Directions: Repeat, exactly and in full, the lines of the listing below, but without any pictures.

Information shown:
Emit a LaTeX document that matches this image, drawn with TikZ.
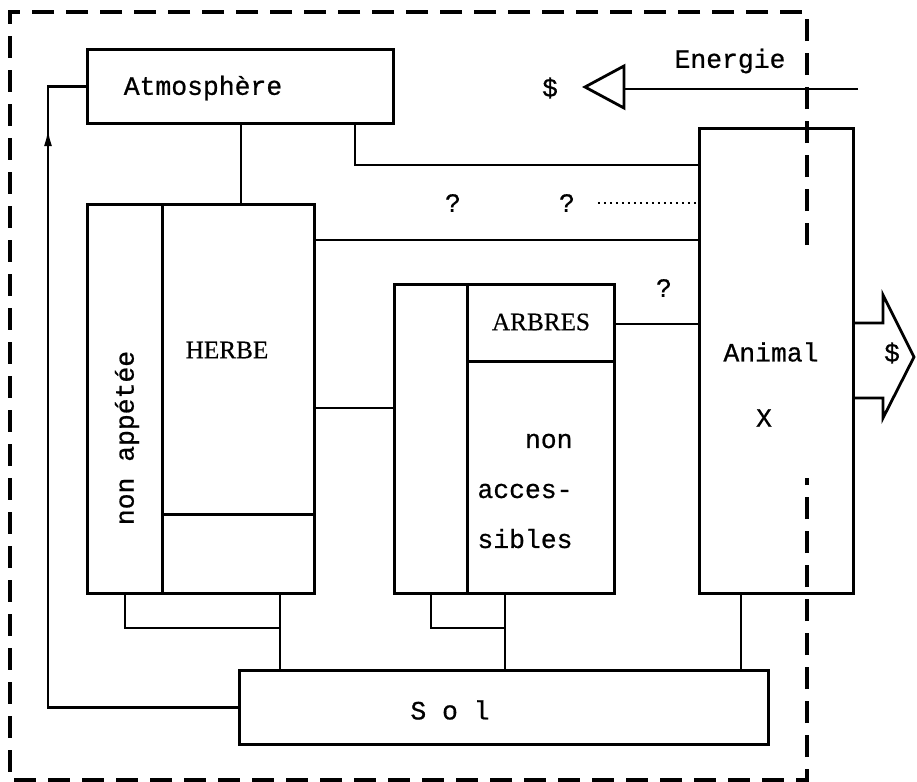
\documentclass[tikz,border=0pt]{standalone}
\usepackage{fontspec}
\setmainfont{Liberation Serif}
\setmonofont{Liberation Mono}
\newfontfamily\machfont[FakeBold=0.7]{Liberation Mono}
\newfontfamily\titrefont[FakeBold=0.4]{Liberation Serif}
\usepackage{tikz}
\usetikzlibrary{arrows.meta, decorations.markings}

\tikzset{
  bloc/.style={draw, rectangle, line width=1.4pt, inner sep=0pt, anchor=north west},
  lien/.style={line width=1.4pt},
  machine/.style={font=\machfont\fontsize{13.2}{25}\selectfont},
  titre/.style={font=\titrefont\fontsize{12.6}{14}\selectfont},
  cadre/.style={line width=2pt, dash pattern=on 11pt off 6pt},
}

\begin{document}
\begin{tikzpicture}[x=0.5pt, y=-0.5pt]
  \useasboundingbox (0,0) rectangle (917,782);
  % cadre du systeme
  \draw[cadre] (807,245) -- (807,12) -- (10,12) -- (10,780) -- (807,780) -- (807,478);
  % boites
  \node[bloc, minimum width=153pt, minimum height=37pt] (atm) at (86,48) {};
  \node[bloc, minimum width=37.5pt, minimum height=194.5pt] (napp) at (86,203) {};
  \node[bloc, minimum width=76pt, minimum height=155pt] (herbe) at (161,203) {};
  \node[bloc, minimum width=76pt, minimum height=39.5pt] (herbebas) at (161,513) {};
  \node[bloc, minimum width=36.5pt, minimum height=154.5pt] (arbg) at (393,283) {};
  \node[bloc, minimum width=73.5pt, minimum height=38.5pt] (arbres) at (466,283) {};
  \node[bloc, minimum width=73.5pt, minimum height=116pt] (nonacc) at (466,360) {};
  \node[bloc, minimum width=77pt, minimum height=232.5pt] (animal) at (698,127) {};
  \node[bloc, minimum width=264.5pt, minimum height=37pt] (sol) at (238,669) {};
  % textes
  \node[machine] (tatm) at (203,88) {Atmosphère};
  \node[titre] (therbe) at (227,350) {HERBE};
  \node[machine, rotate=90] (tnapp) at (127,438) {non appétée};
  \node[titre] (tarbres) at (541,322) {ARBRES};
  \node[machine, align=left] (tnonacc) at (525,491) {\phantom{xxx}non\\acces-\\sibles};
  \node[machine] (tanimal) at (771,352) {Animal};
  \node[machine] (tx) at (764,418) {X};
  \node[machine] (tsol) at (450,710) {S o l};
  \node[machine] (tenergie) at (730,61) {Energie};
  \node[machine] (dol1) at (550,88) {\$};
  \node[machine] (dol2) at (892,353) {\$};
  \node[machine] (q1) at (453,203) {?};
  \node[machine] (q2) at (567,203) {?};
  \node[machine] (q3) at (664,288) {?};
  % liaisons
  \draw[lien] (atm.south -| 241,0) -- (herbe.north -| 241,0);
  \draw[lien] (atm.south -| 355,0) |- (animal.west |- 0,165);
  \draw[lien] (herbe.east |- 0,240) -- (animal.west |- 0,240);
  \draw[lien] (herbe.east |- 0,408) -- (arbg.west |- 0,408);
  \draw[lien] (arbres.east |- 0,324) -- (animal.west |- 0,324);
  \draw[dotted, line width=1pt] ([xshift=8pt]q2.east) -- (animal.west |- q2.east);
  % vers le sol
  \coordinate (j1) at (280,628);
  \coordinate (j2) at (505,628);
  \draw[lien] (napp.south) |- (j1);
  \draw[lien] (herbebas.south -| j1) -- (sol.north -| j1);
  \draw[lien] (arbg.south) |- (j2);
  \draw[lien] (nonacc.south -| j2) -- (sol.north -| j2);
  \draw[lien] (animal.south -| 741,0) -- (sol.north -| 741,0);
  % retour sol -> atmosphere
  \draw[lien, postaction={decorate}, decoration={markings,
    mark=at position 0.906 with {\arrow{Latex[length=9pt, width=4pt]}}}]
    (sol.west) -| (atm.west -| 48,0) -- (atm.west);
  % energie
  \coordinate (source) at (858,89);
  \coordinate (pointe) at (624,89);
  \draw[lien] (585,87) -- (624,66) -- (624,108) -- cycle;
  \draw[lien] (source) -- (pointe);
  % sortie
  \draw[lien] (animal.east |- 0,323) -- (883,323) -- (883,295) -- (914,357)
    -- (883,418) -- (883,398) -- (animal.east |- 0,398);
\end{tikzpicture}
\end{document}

Answer below:
Emit a LaTeX document that matches this image, drawn with TikZ.
\documentclass[tikz,border=0pt]{standalone}
\usepackage{fontspec}
\setmainfont{Liberation Serif}
\setmonofont{Liberation Mono}
\newfontfamily\machfont[FakeBold=0.7]{Liberation Mono}
\newfontfamily\titrefont[FakeBold=0.4]{Liberation Serif}
\usepackage{tikz}
\usetikzlibrary{arrows.meta, decorations.markings}

\tikzset{
  bloc/.style={draw, rectangle, line width=1.4pt, inner sep=0pt, anchor=north west},
  lien/.style={line width=1.4pt},
  machine/.style={font=\machfont\fontsize{13.2}{25}\selectfont},
  titre/.style={font=\titrefont\fontsize{12.6}{14}\selectfont},
  cadre/.style={line width=2pt, dash pattern=on 11pt off 6pt},
}

\begin{document}
\begin{tikzpicture}[x=0.5pt, y=-0.5pt]
  \useasboundingbox (0,0) rectangle (917,782);
  % cadre du systeme
  \draw[cadre] (807,245) -- (807,12) -- (10,12) -- (10,780) -- (807,780) -- (807,478);
  % boites
  \node[bloc, minimum width=153pt, minimum height=37pt] (atm) at (86,48) {};
  \node[bloc, minimum width=37.5pt, minimum height=194.5pt] (napp) at (86,203) {};
  \node[bloc, minimum width=76pt, minimum height=155pt] (herbe) at (161,203) {};
  \node[bloc, minimum width=76pt, minimum height=39.5pt] (herbebas) at (161,513) {};
  \node[bloc, minimum width=36.5pt, minimum height=154.5pt] (arbg) at (393,283) {};
  \node[bloc, minimum width=73.5pt, minimum height=38.5pt] (arbres) at (466,283) {};
  \node[bloc, minimum width=73.5pt, minimum height=116pt] (nonacc) at (466,360) {};
  \node[bloc, minimum width=77pt, minimum height=232.5pt] (animal) at (698,127) {};
  \node[bloc, minimum width=264.5pt, minimum height=37pt] (sol) at (238,669) {};
  % textes
  \node[machine] (tatm) at (203,88) {Atmosphère};
  \node[titre] (therbe) at (227,350) {HERBE};
  \node[machine, rotate=90] (tnapp) at (127,438) {non appétée};
  \node[titre] (tarbres) at (541,322) {ARBRES};
  \node[machine, align=left] (tnonacc) at (525,491) {\phantom{xxx}non\\acces-\\sibles};
  \node[machine] (tanimal) at (771,352) {Animal};
  \node[machine] (tx) at (764,418) {X};
  \node[machine] (tsol) at (450,710) {S o l};
  \node[machine] (tenergie) at (730,61) {Energie};
  \node[machine] (dol1) at (550,88) {\$};
  \node[machine] (dol2) at (892,353) {\$};
  \node[machine] (q1) at (453,203) {?};
  \node[machine] (q2) at (567,203) {?};
  \node[machine] (q3) at (664,288) {?};
  % liaisons
  \draw[lien] (atm.south -| 241,0) -- (herbe.north -| 241,0);
  \draw[lien] (atm.south -| 355,0) |- (animal.west |- 0,165);
  \draw[lien] (herbe.east |- 0,240) -- (animal.west |- 0,240);
  \draw[lien] (herbe.east |- 0,408) -- (arbg.west |- 0,408);
  \draw[lien] (arbres.east |- 0,324) -- (animal.west |- 0,324);
  \draw[dotted, line width=1pt] ([xshift=8pt]q2.east) -- (animal.west |- q2.east);
  % vers le sol
  \coordinate (j1) at (280,628);
  \coordinate (j2) at (505,628);
  \draw[lien] (napp.south) |- (j1);
  \draw[lien] (herbebas.south -| j1) -- (sol.north -| j1);
  \draw[lien] (arbg.south) |- (j2);
  \draw[lien] (nonacc.south -| j2) -- (sol.north -| j2);
  \draw[lien] (animal.south -| 741,0) -- (sol.north -| 741,0);
  % retour sol -> atmosphere
  \draw[lien, postaction={decorate}, decoration={markings,
    mark=at position 0.906 with {\arrow{Latex[length=9pt, width=4pt]}}}]
    (sol.west) -| (atm.west -| 48,0) -- (atm.west);
  % energie
  \coordinate (source) at (858,89);
  \coordinate (pointe) at (624,89);
  \draw[lien] (585,87) -- (624,66) -- (624,108) -- cycle;
  \draw[lien] (source) -- (pointe);
  % sortie
  \draw[lien] (animal.east |- 0,323) -- (883,323) -- (883,295) -- (914,357)
    -- (883,418) -- (883,398) -- (animal.east |- 0,398);
\end{tikzpicture}
\end{document}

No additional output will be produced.